We once attended a Giant's baseball back when it was called PacBell Park. As we walk around the stadium and along McCovey Cove, we lament that something was lost with the commercial naming of the stadium. Candlestick Park was always Candlestick Park. "This was PacBell Park. What is it called now?" I ask. Oracle Park, for now.
Near the shipyards, a small sign reads "Herb Caen Way." When Keith and I were students at Humboldt State, we enjoyed reading the San Francisco Chronical. My favorite part of "The Chron" was the weekly column by Herb Caen. Herb has since passed on, but he lives on as a beloved San Francisco author, philosopher, gossip, and satirist. Herb always called San Francisco "Baghdad by the Bay." I miss Herb.

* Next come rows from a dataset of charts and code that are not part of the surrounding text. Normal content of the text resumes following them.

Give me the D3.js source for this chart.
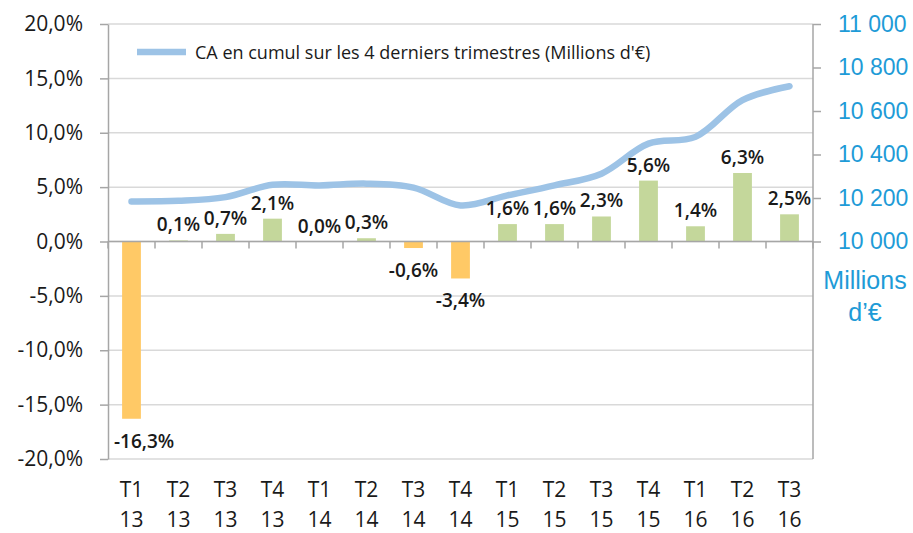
<!DOCTYPE html>
<html>
<head>
<meta charset="utf-8">
<script src="https://cdn.jsdelivr.net/npm/d3@7"></script>
<style>
  html, body { margin: 0; padding: 0; background: #fff; }
  svg { display: block; }
</style>
</head>
<body>
<div id="chart"></div>
<script>
(function(){
    /* data */
    const quarters = ['T1','T2','T3','T4','T1','T2','T3','T4','T1','T2','T3','T4','T1','T2','T3'];
    const years    = ['13','13','13','13','14','14','14','14','15','15','15','15','16','16','16'];
    const growth   = [-16.3, 0.1, 0.7, 2.1, 0.0, 0.3, -0.6, -3.4, 1.6, 1.6, 2.3, 5.6, 1.4, 6.3, 2.5];
    const cumul    = [10184, 10187, 10204, 10261, 10258, 10266, 10248, 10166, 10212, 10258, 10312, 10450, 10481, 10650, 10714];
    const leftTicks  = [-20, -15, -10, -5, 0, 5, 10, 15, 20];
    const rightTicks = [10000, 10200, 10400, 10600, 10800, 11000];
    const legendText = "CA en cumul sur les 4 derniers trimestres (Millions d'€)";

    /* configuration */
    const config = { "vw": 913, "vh": 533 };
    const margin = ({top: 24, right: 100, bottom: 74, left: 108});
    const FONT = "'Open Sans', sans-serif";
    const AXIS_COLOR = "#A6A6A6", GRID_COLOR = "#D9D9D9";
    const NEG_COLOR = "#FFC966", POS_COLOR = "#C4D79B", LINE_COLOR = "#9DC3E6";
    const BLUE_TEXT = "#1E9BD7";

    const cats = quarters.map((q, i) => q + ' ' + years[i]);
    const fmtPct = v => v.toFixed(1).replace('.', ',') + '%';

    const svg = d3.select("#chart").append("svg")
      .attr("width", config.vw)
      .attr("height", config.vh)
      .attr("font-family", FONT);

    const xScale = d3.scaleBand()
      .domain(cats)
      .range([margin.left, config.vw - margin.right]);
    const yScale = d3.scaleLinear()
      .domain([-20, 20])
      .range([config.vh - margin.bottom, margin.top]);
    const yRight = d3.scaleLinear()
      .domain([10000, 11000])
      .range([yScale(0), yScale(20)]);
    const xMid = i => xScale(cats[i]) + xScale.bandwidth() / 2;

    // gridlines
    svg.append("g")
      .selectAll("line")
      .data(leftTicks)
      .join("line")
        .attr("x1", xScale.range()[0])
        .attr("x2", xScale.range()[1])
        .attr("y1", d => yScale(d))
        .attr("y2", d => yScale(d))
        .attr("stroke", GRID_COLOR)
        .attr("stroke-width", 1.5);

    // left axis
    const yAxis = d3.axisLeft(yScale)
      .tickValues(leftTicks)
      .tickFormat(fmtPct)
      .tickSizeInner(8)
      .tickSizeOuter(0)
      .tickPadding(17);
    const yAxisGroup = svg.append("g")
      .attr("transform", "translate(" + margin.left + ",0)")
      .call(yAxis);
    yAxisGroup.selectAll("text")
      .attr("font-family", FONT)
      .style("font-size", "21px")
      .attr("fill", "#1a1a1a");

    // right axis
    const yAxisR = d3.axisRight(yRight)
      .tickValues(rightTicks)
      .tickFormat(d => d3.format(",")(d).replace(',', ' '))
      .tickSizeInner(8)
      .tickSizeOuter(0)
      .tickPadding(17);
    const yAxisRGroup = svg.append("g")
      .attr("transform", "translate(" + (config.vw - margin.right) + ",0)")
      .call(yAxisR);
    yAxisRGroup.select(".domain").remove();
    yAxisRGroup.selectAll("text")
      .attr("font-family", "'Liberation Sans', Arial, sans-serif")
      .style("font-size", "23px")
      .attr("fill", BLUE_TEXT);
    svg.append("line")
      .attr("class", "raxis")
      .attr("x1", config.vw - margin.right).attr("x2", config.vw - margin.right)
      .attr("y1", yScale(20)).attr("y2", yScale(-20));

    svg.selectAll(".tick line, .domain, .raxis")
      .attr("stroke", AXIS_COLOR)
      .attr("stroke-width", 1.5);

    // right axis unit
    const unit = svg.append("text")
      .attr("text-anchor", "middle")
      .attr("font-family", "'Liberation Sans', Arial, sans-serif")
      .style("font-size", "25px")
      .attr("fill", BLUE_TEXT);
    unit.append("tspan").attr("x", 865).attr("y", 289).text("Millions");
    unit.append("tspan").attr("x", 865).attr("y", 321).text("d’€");

    // bars
    const barW = xScale.bandwidth() * 0.4;
    svg.append("g")
      .selectAll("rect")
      .data(growth)
      .join("rect")
        .attr("x", (d, i) => xMid(i) - barW / 2)
        .attr("y", d => yScale(Math.max(d, 0)))
        .attr("width", barW)
        .attr("height", d => Math.abs(yScale(d) - yScale(0)))
        .attr("fill", d => d < 0 ? NEG_COLOR : POS_COLOR);

    // zero axis with category boundary ticks
    const y0 = yScale(0);
    svg.append("line")
      .attr("x1", xScale.range()[0]).attr("x2", xScale.range()[1])
      .attr("y1", y0).attr("y2", y0)
      .attr("stroke", AXIS_COLOR).attr("stroke-width", 1.5);
    svg.append("g")
      .selectAll("line")
      .data(d3.range(cats.length + 1))
      .join("line")
        .attr("x1", i => xScale.range()[0] + i * xScale.step())
        .attr("x2", i => xScale.range()[0] + i * xScale.step())
        .attr("y1", y0)
        .attr("y2", y0 + 7)
        .attr("stroke", AXIS_COLOR)
        .attr("stroke-width", 1.5);

    // category labels
    const xLab = svg.append("g")
      .selectAll("text")
      .data(cats)
      .join("text")
        .attr("text-anchor", "middle")
        .style("font-size", "21px")
        .attr("fill", "#1a1a1a");
    xLab.append("tspan")
      .attr("x", (d, i) => xMid(i))
      .attr("y", 497)
      .text((d, i) => quarters[i]);
    xLab.append("tspan")
      .attr("x", (d, i) => xMid(i))
      .attr("y", 527)
      .text((d, i) => years[i]);

    // cumulative line
    const line = d3.line()
      .x((d, i) => xMid(i))
      .y(d => yRight(d))
      .curve(d3.curveCatmullRom.alpha(0.5));
    svg.append("path")
      .datum(cumul)
      .attr("d", line)
      .attr("fill", "none")
      .attr("stroke", LINE_COLOR)
      .attr("stroke-width", 6.5)
      .attr("stroke-linecap", "round");

    // data labels (pushed right if they would cross the left axis)
    svg.append("g")
      .selectAll("text")
      .data(growth)
      .join("text")
        .attr("x", (d, i) => xMid(i))
        .attr("y", d => d < 0 ? yScale(d) + 29 : yScale(d) - 9)
        .attr("text-anchor", "middle")
        .style("font-size", "19px")
        .style("font-weight", 600)
        .attr("fill", "#1a1a1a")
        .text(fmtPct)
        .each(function(){
          const b = this.getBBox();
          const minX = margin.left + 6;
          if (b.x < minX) d3.select(this).attr("x", +d3.select(this).attr("x") + (minX - b.x));
        });

    // legend
    svg.append("line")
      .attr("x1", 137).attr("x2", 186)
      .attr("y1", 52).attr("y2", 52)
      .attr("stroke", LINE_COLOR)
      .attr("stroke-width", 6.5);
    svg.append("text")
      .attr("x", 195)
      .attr("y", 59)
      .style("font-size", "18px")
      .attr("fill", "#1a1a1a")
      .text(legendText);
})();
</script>
</body>
</html>
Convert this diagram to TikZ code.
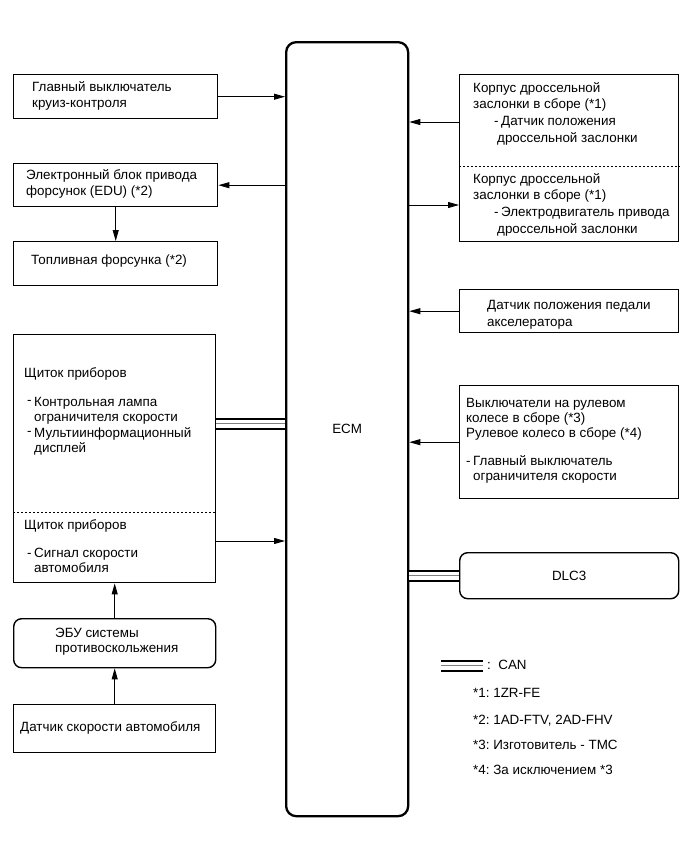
\documentclass[tikz,border=0pt]{standalone}
\usepackage{fontspec}
\setmainfont{Liberation Sans}
\usetikzlibrary{arrows.meta}
\newcommand\dsh{\makebox[7pt][l]{-}}
\newcommand\rdsh{\makebox[7pt][l]{\raisebox{2pt}{-}}}
\newcommand\ind{\hspace*{7pt}}
\frenchspacing
\begin{document}
\frenchspacing
\begin{tikzpicture}[x=1pt,y=-1pt,
  box/.style={draw, line width=1.4pt, inner sep=0pt, anchor=north west, minimum width=#1},
  box/.default=204pt,
  rbox/.style={box=#1, rounded corners=8pt},
  rbox/.default=204pt,
  txt/.style={anchor=north west, inner sep=0pt, align=left, font=\fontsize{13.4}{16}\selectfont},
  arr/.style={line width=0.9pt, -{Triangle[length=11pt,width=6pt]}},
  can/.style={line width=12pt, postaction={draw, white, line width=8pt}, postaction={draw, gray, line width=1pt}},
  sep/.style={line width=0.8pt, dash pattern=on 2pt off 2pt}]
\useasboundingbox (0,0) rectangle (690,855);
% ECM
\node[draw, line width=2.3pt, rounded corners=10pt, minimum width=122pt, minimum height=774pt, inner sep=0pt, anchor=north west,
  font=\fontsize{13.4}{16}\selectfont] (ecm) at (285,41) {ECM};
% left boxes
\node[box, minimum height=44pt] (b1) at (13,74) {};
\node[box, minimum height=43pt] (edu) at (13,163) {};
\node[box, minimum height=44pt] (fuel) at (13,241) {};
\node[box=202pt, minimum height=248pt] (panel) at (13,334) {};
\draw[sep] (panel.west |- 0,512) -- (panel.east |- 0,512);
\node[rbox=202pt, minimum height=49pt] (abs) at (13,618) {};
\node[box=202pt, minimum height=48pt] (speed) at (13,704) {};
% right boxes
\node[box=219pt, minimum height=167pt] (thr) at (459,74) {};
\draw[sep] (thr.west |- 0,166) -- (thr.east |- 0,166);
\node[box=219pt, minimum height=43pt] (acc) at (459,289) {};
\node[box=219pt, minimum height=113pt] (str) at (459,385) {};
\node[rbox=219pt, minimum height=46pt] (dlc) at (459,552) {};
\node[font=\fontsize{13.4}{16}\selectfont] (dlct) at (dlc.center) {DLC3};
% texts
\node[txt] (t1) at (32,81) {Главный выключатель\\круиз-контроля};
\node[txt] (t2) at (26,169) {Электронный блок привода\\форсунок (EDU) (*2)};
\node[txt] (t3) at (31,255) {Топливная форсунка (*2)};
\node[txt] (t4) at (24,367) {Щиток приборов};
\node[txt, font=\fontsize{13.4}{15.3}\selectfont] (t5) at (27,397) {\rdsh Контрольная лампа\\\ind ограничителя скорости\\\rdsh Мультиинформационный\\\ind дисплей};
\node[txt] (t6) at (24,519) {Щиток приборов};
\node[txt, font=\fontsize{13.4}{15.3}\selectfont] (t7) at (27,548) {\dsh Сигнал скорости\\\ind автомобиля};
\node[txt, font=\fontsize{13.4}{15}\selectfont] (t8) at (55,628) {ЭБУ системы\\противоскольжения};
\node[txt] (t9) at (20,721) {Датчик скорости автомобиля};
\node[txt, font=\fontsize{13.4}{16.7}\selectfont] (t10) at (473,82) {Корпус дроссельной\\заслонки в сборе (*1)\\\hspace*{21pt}\dsh Датчик положения\\\hspace*{24pt}дроссельной заслонки};
\node[txt, font=\fontsize{13.4}{16.7}\selectfont] (t11) at (473,173) {Корпус дроссельной\\заслонки в сборе (*1)\\\hspace*{21pt}\dsh Электродвигатель привода\\\hspace*{24pt}дроссельной заслонки};
\node[txt, font=\fontsize{13.4}{17}\selectfont] (t12) at (487,300) {Датчик положения педали\\акселератора};
\node[txt, font=\fontsize{13.4}{15}\selectfont] (t13) at (466,398) {Выключатели на рулевом\\колесе в сборе (*3)\\Рулевое колесо в сборе (*4)};
\node[txt, font=\fontsize{13.4}{15}\selectfont] (t14) at (466,455) {\dsh Главный выключатель\\\ind ограничителя скорости};
% legend
\coordinate (lg1) at (441,665.5);
\coordinate (lg2) at (483,665.5);
\draw[can] (lg1) -- (lg2);
\node[txt] (l0) at (487,660) {:\ \ CAN};
\node[txt] (l1) at (473,688) {*1: 1ZR-FE};
\node[txt] (l2) at (473,715) {*2: 1AD-FTV, 2AD-FHV};
\node[txt] (l3) at (473,740) {*3: Изготовитель - TMC};
\node[txt] (l4) at (473,765) {*4: За исключением *3};
% connectors
\coordinate (pc) at (215,423.5);
\coordinate (pa) at (215,541);
\coordinate (ta) at (459,122);
\coordinate (tb) at (459,205);
\draw[arr] (b1.east) -- (b1.east -| ecm.west);
\draw[arr] (edu.east -| ecm.west) -- (edu.east);
\draw[arr] (edu.south) -- (fuel.north);
\draw[can] (panel.east |- pc) -- (ecm.west |- pc);
\draw[arr] (panel.east |- pa) -- (ecm.west |- pa);
\draw[arr] (abs.north) -- (panel.south);
\draw[arr] (speed.north) -- (abs.south);
\draw[arr] (thr.west |- ta) -- (ecm.east |- ta);
\draw[arr] (ecm.east |- tb) -- (thr.west |- tb);
\draw[arr] (acc.west) -- (acc.west -| ecm.east);
\draw[arr] (str.west) -- (str.west -| ecm.east);
\draw[can] (dlc.west) -- (dlc.west -| ecm.east);
\end{tikzpicture}
\end{document}
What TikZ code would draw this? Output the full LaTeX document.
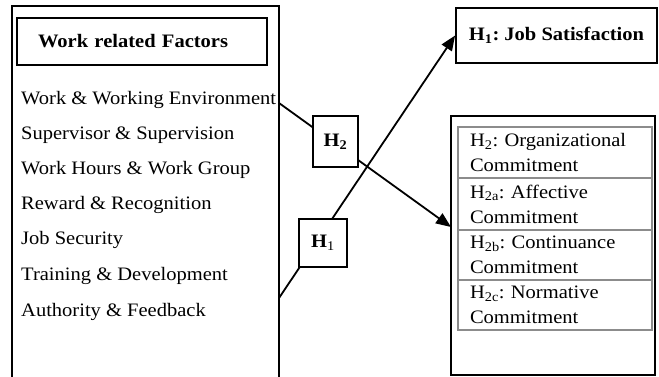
\documentclass[tikz,border=0pt]{standalone}
\usepackage{fontspec}
\setmainfont{Liberation Serif}[FakeStretch=1.08]
\usetikzlibrary{arrows.meta}
\begin{document}
\fontsize{19}{23}\selectfont\frenchspacing
\begin{tikzpicture}[x=1pt,y=-1pt,
  box/.style={draw, line width=1.8pt, rectangle, inner sep=0pt},
  item/.style={anchor=west, inner sep=0pt},
  row/.style={draw=black!45, line width=1.5pt, rectangle, minimum width=194pt, text width=170pt,
    inner xsep=12pt, inner ysep=0pt, align=left, font=\fontsize{19}{25}\selectfont},
  conn/.style={line width=1.8pt, -{Triangle[length=15pt,width=12pt]}},
  hbox/.style={draw, fill=white, line width=1.8pt, inner sep=0pt, font=\bfseries}
]
\useasboundingbox (0,0) rectangle (659,376);
% left factor box (open at the bottom edge)
\node[box, minimum width=267pt, minimum height=376pt] (fac) at (145.5,194) {};
\node[box, minimum height=47pt, text width=208pt, inner xsep=21pt, align=left, font=\bfseries] (hdr) at (142,41.5) {Work related Factors};
\node[item] (f1) at (21,100) {Work \& Working Environment};
\node[item] (f2) at (21,135) {Supervisor \& Supervision};
\node[item] (f3) at (21,170) {Work Hours \& Work Group};
\node[item] (f4) at (21,205) {Reward \& Recognition};
\node[item] (f5) at (21,240) {Job Security};
\node[item] (f6) at (21,276) {Training \& Development};
\node[item] (f7) at (21,312) {Authority \& Feedback};
% job satisfaction
\node[box, minimum width=201pt, minimum height=55pt, font=\bfseries] (js) at (556.5,35.5) {H\textsubscript{1}: Job Satisfaction};
% commitment box
\node[box, minimum width=204pt, minimum height=259pt] (org) at (553,245.5) {};
\node[row, minimum height=51pt] (r1) at (555,152.5) {H\textsubscript{2}: Organizational\\Commitment};
\node[row, minimum height=52pt] (r2) at (555,204) {H\textsubscript{2a}: Affective\\Commitment};
\node[row, minimum height=50pt] (r3) at (555,255) {H\textsubscript{2b}: Continuance\\Commitment};
\node[row, minimum height=50pt] (r4) at (555,305) {H\textsubscript{2c}: Normative\\Commitment};
% connectors
\coordinate (s2) at (279,103);
\coordinate (t2) at (451,227);
\coordinate (s1) at (279,298);
\draw[conn] (s2) -- (t2);
\draw[conn] (s1) -- (js.west);
% hypothesis labels
\node[hbox, minimum width=45pt, minimum height=51pt] (h2) at (335.5,141.5) {H\textsubscript{2}};
\node[hbox, minimum width=48pt, minimum height=48pt] (h1) at (323,243) {H\textsubscript{\normalfont 1}};
\end{tikzpicture}
\end{document}
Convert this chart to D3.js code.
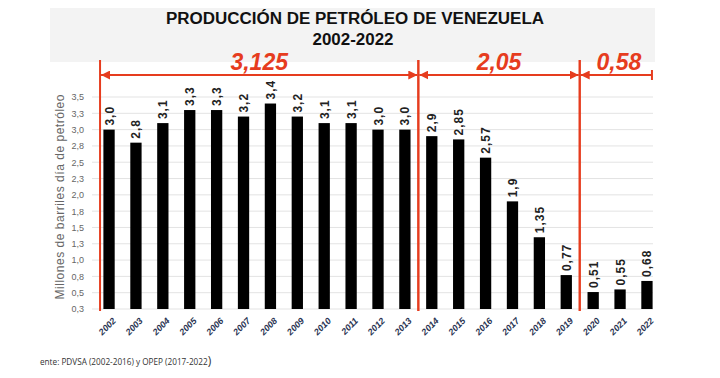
<!DOCTYPE html>
<html>
<head>
<meta charset="utf-8">
<script src="https://cdn.jsdelivr.net/npm/d3@7"></script>
<style>
  body { margin: 0; background: #fff; }
  svg { display: block; font-family: "Liberation Sans", Arial, sans-serif; }
</style>
</head>
<body>
<svg id="chart" width="720" height="378"></svg>
<script>
"use strict";

// datos
var years = ["2002","2003","2004","2005","2006","2007","2008","2009","2010","2011","2012",
  "2013","2014","2015","2016","2017","2018","2019","2020","2021","2022"];
var production = [3.0, 2.8, 3.1, 3.3, 3.3, 3.2, 3.4, 3.2, 3.1, 3.1, 3.0,
  3.0, 2.9, 2.85, 2.57, 1.9, 1.35, 0.77, 0.51, 0.55, 0.68];
var barLabels = ["3,0","2,8","3,1","3,3","3,3","3,2","3,4","3,2","3,1","3,1","3,0",
  "3,0","2,9","2,85","2,57","1,9","1,35","0,77","0,51","0,55","0,68"];
var yTicks = [0.25, 0.5, 0.75, 1.0, 1.25, 1.5, 1.75, 2.0, 2.25, 2.5, 2.75, 3.0, 3.25, 3.5];
var yTickLabels = ["0,3","0,5","0,8","1,0","1,3","1,5","1,8","2,0","2,3","2,5","2,8","3,0","3,3","3,5"];
var periodLabels = ["3,125", "2,05", "0,58"];
var periodStart = ["2002", "2014", "2020"];
var periodEnd = ["2013", "2019", "2022"];

var RED = "#e63c1e";

var svg = d3.select("#chart");

var x = d3.scaleBand()
  .domain(years)
  .range([96, 660])
  .paddingInner(0.58)
  .paddingOuter(0.275);

var y = d3.scaleLinear()
  .domain([0.25, 3.5])
  .range([309, 97]);

//fondo del título
svg.append("rect")
  .attr("x", 50).attr("y", 8)
  .attr("width", 605).attr("height", 54)
  .attr("fill", "#f3f3f3");

svg.append("text")
  .attr("x", 355).attr("y", 24)
  .attr("text-anchor", "middle")
  .attr("font-size", 16).attr("font-weight", "bold")
  .attr("textLength", 378).attr("lengthAdjust", "spacingAndGlyphs")
  .attr("fill", "#111")
  .text("PRODUCCIÓN DE PETRÓLEO DE VENEZUELA");

svg.append("text")
  .attr("x", 353).attr("y", 44.5)
  .attr("text-anchor", "middle")
  .attr("font-size", 16).attr("font-weight", "bold")
  .attr("textLength", 81).attr("lengthAdjust", "spacingAndGlyphs")
  .attr("fill", "#111")
  .text("2002-2022");

// rejilla
svg.append("g")
  .selectAll("line")
  .data(yTicks)
  .join("line")
  .attr("x1", 92).attr("x2", 653)
  .attr("y1", function(d) { return y(d); })
  .attr("y2", function(d) { return y(d); })
  .attr("stroke", "#e3e3e3")
  .attr("stroke-width", 1);

// eje y
var yAxis = d3.axisLeft(y)
  .tickValues(yTicks)
  .tickSize(0)
  .tickPadding(0)
  .tickFormat(function(d, i) { return yTickLabels[i]; });

var gy = svg.append("g")
  .attr("transform", "translate(84,0)")
  .call(yAxis);
gy.select(".domain").remove();
gy.selectAll("text")
  .attr("font-size", 9)
  .attr("font-family", "'Liberation Sans Narrow', 'Liberation Sans', sans-serif")
  .attr("fill", "#666");

svg.append("text")
  .attr("transform", "translate(64,197) rotate(-90)")
  .attr("text-anchor", "middle")
  .attr("font-size", 12)
  .attr("textLength", 205).attr("lengthAdjust", "spacing")
  .attr("fill", "#666")
  .text("Millones de barriles día de petróleo");

// barras
svg.append("g")
  .selectAll("rect")
  .data(production)
  .join("rect")
  .attr("x", function(d, i) { return x(years[i]); })
  .attr("width", x.bandwidth())
  .attr("y", function(d) { return y(d); })
  .attr("height", function(d) { return y(0.25) - y(d); })
  .attr("fill", "#000");

svg.append("g")
  .selectAll("text")
  .data(production)
  .join("text")
  .attr("transform", function(d, i) {
    return "translate(" + (x(years[i]) + x.bandwidth() / 2 + 4.5) + "," + (y(d) - 4) + ") rotate(-90)";
  })
  .attr("font-size", 12).attr("font-weight", "bold")
  .attr("letter-spacing", 1)
  .attr("fill", "#222")
  .text(function(d, i) { return barLabels[i]; });

// eje x
var xAxis = d3.axisBottom(x).tickSize(0).tickPadding(0);
var gx = svg.append("g")
  .attr("transform", "translate(0,315)")
  .call(xAxis);
gx.select(".domain").remove();
gx.selectAll("text")
  .attr("font-size", 9)
  .attr("font-weight", "bold")
  .attr("font-style", "italic")
  .attr("fill", "#2b3553")
  .attr("text-anchor", "end")
  .attr("dy", "0.7em")
  .attr("transform", "translate(3,2) rotate(-45)");

// periodos
var step = x.step();
var edges = periodStart.map(function(s, i) {
  var left = i === 0 ? x(s) + x.bandwidth() / 2 - 9 : x(s) - step * x.paddingInner() / 2;
  var last = periodEnd[i];
  var right = i === periodEnd.length - 1 ? x(last) + x.bandwidth() / 2 + 5
    : x(last) + x.bandwidth() + step * x.paddingInner() / 2;
  return { left: left, right: right, label: periodLabels[i], closed: i < periodEnd.length - 1 };
});

var defs = svg.append("defs");
defs.append("marker")
  .attr("id", "arrow")
  .attr("viewBox", "0 0 10 10")
  .attr("refX", 10).attr("refY", 5)
  .attr("markerWidth", 4.5).attr("markerHeight", 4.5)
  .attr("markerUnits", "strokeWidth")
  .attr("orient", "auto-start-reverse")
  .append("path")
  .attr("d", "M0,0 L10,5 L0,10 z")
  .attr("fill", RED);

var ann = svg.append("g");
edges.forEach(function(e) {
  ann.append("line")
    .attr("x1", e.left).attr("x2", e.left)
    .attr("y1", 60).attr("y2", 311)
    .attr("stroke", RED).attr("stroke-width", 2);
  if (e.closed) {
    ann.append("line")
      .attr("x1", e.right).attr("x2", e.right)
      .attr("y1", 60).attr("y2", 311)
      .attr("stroke", RED).attr("stroke-width", 2);
  } else {
    ann.append("line")
      .attr("x1", e.right).attr("x2", e.right)
      .attr("y1", 70).attr("y2", 80)
      .attr("stroke", RED).attr("stroke-width", 2);
  }
  ann.append("line")
    .attr("x1", e.left + 1).attr("x2", e.closed ? e.right - 1 : e.right)
    .attr("y1", 75).attr("y2", 75)
    .attr("stroke", RED).attr("stroke-width", 2)
    .attr("marker-start", "url(#arrow)")
    .attr("marker-end", e.closed ? "url(#arrow)" : null);
  ann.append("text")
    .attr("x", (e.left + e.right) / 2 + (e.closed ? 0 : 3))
    .attr("y", 70)
    .attr("text-anchor", "middle")
    .attr("font-size", 23).attr("font-weight", "bold").attr("font-style", "italic")
    .attr("fill", RED)
    .text(e.label);
});

// fuente
var src = svg.append("text")
  .attr("x", 40).attr("y", 365)
  .attr("font-size", 8.2)
  .attr("font-family", "'Open Sans', sans-serif")
  .attr("fill", "#333");
src.append("tspan").text("ente: PDVSA (2002-2016) y OPEP (2017-2022");
src.append("tspan").attr("font-size", 12).text(")");
</script>
</body>
</html>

Pier 70 is owned by the Port of San Francisco and has been a hub of shipbuilding and repair for over 150 years. Now, this Historic Waterfront is filled with the construction of new high-rise apartments, new neighborhoods, new businesses.
Lunch at The Ramp was a perfect place to stop and enjoy the sunshine, the bay breeze, and a beer or two. It definitely has its share of tourist traffic, but I felt it was authentic, historical, and a worthy destination. The sun was warm, the beer was cold, and the service was casual but attentive.
After blocks and blocks of new construction, we move over a street or two to the west and discover a part of the bay that still has houseboats resting under new high rise apartments.
On the return, we stopped at the Ferry Building to purchase food for dinner, then onto the ferry back to Vallejo.
One of the cool things about cities is that you can visit them a hundred times and always go someplace new.
There is no need to pay for a tour in San Francisco. Google is a great tour guide. "Where can I hike in San Francisco?" It helped us have a great day. But even without help, you can just strike out on an urban hike anywhere in the city and be surprised.
Thank you, Kristine Poggioli and Carolyn Edison for putting out a fun and free walking tour.